The Westerlies’ upcoming engagements include performances at Bay Chamber Concerts, Southern Exposure New Music Series (University of South Carolina), and Michigan State University, among others. Recent performances include New Music at the Nasher, Noe Valley Chamber Music, Earshot Jazz Festival, the Norton Center for the Arts, the Moore Theatre, Shenandoah University, Purdue Convocations, the Oxford Performing Arts Center, Luther College, the Schubert Club, St. John’s University, and the University of Washington. The ensemble was also featured with Fleet Foxes at Coachella, the Hollywood Bowl, the Greek Theatre Berkeley, Red Rocks, the Newport Folk Festival, Merriweather Post Pavilion, the Santa Fe Opera, Outside Lands in San Francisco, Panorama New York City, and the Pitchfork Music Festival.

The ensemble has produced numerous critically acclaimed albums of genre-defying music. In May 2021, The Westerlies released Bricolage (Westerlies Records), a collaborative album of improvisations with pianist/composer Conrad Tao. 2021 also saw the release of This Land, the ensemble’s collaboration with GRAMMY-nominated vocalist Theo Bleckmann.
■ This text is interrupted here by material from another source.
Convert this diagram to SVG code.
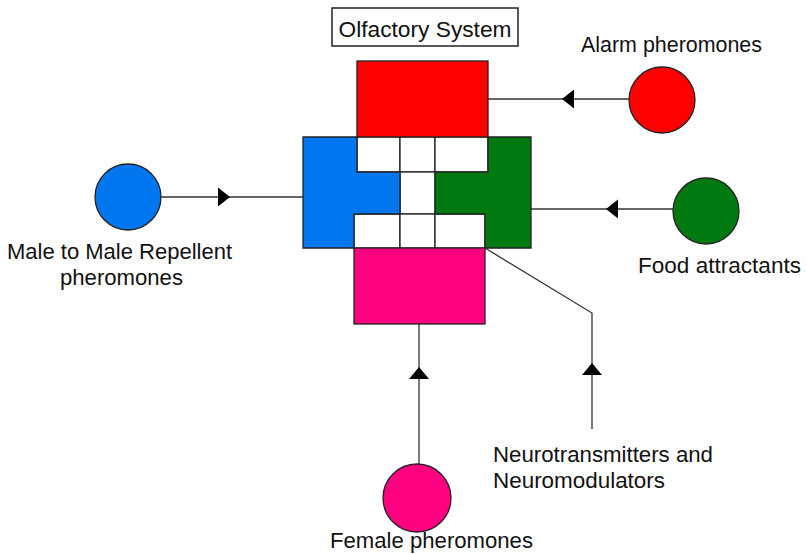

The Westerlies have produced three albums of quartet music:  their 2014 debut, Wish the Children Would Come On Home: The Music of Wayne Horvitz (Songlines), a 2016 double-CD of primarily original compositions, The Westerlies (Songlines), and their 2020 release, Wherein Lies the Good (Westerlies Records). Sought-after collaborators, The Westerlies are also featured on recordings by Fleet Foxes (Nonesuch), Vieux Farka Touré (Six Degrees Records), Common (Lakeshore), and Dave Douglas (Greenleaf).

Education and community engagement are core elements of The Westerlies' mission. Starting in Fall 2021, The Westerlies will be the first small ensemble-in-residence at the School of Jazz and Contemporary Music at The New School. The Westerlies produce an annual music festival in Seattle called Westerlies Fest, which combines evening performances featuring numerous guest artists, an all-day open-to-the-public creative music jamboree, and workshops in local public schools. The festival’s educational programming reaches over 1,000 students in Seattle and surrounding underserved areas every year. The Westerlies have engaged students of all ages and abilities around the country with their innovative assemblies and masterclasses, promoting the values of cooperation and inclusion through music. They have completed educational residencies with Clefworks (Montgomery, AL), Orcas Island Chamber Music Festival (Orcas Island, WA), the School District of Osceola County (Osceola County, Florida), and Highline Public Schools (Burien, WA), among others. They have also taught masterclasses at The Juilliard School, Manhattan School of Music, Yale School of Music, The Colburn School, and a variety of other colleges and universities.

As a 501(c)(3) organization, The Westerlies are on a mission to amplify unheard voices, paint new sonic landscapes, and cultivate a global community. The Westerlies are committed to dismantling racism, sexism, and economic inequality in their field, and aim to reflect their values of diversity and inclusion in the music they make and the spaces they occupy.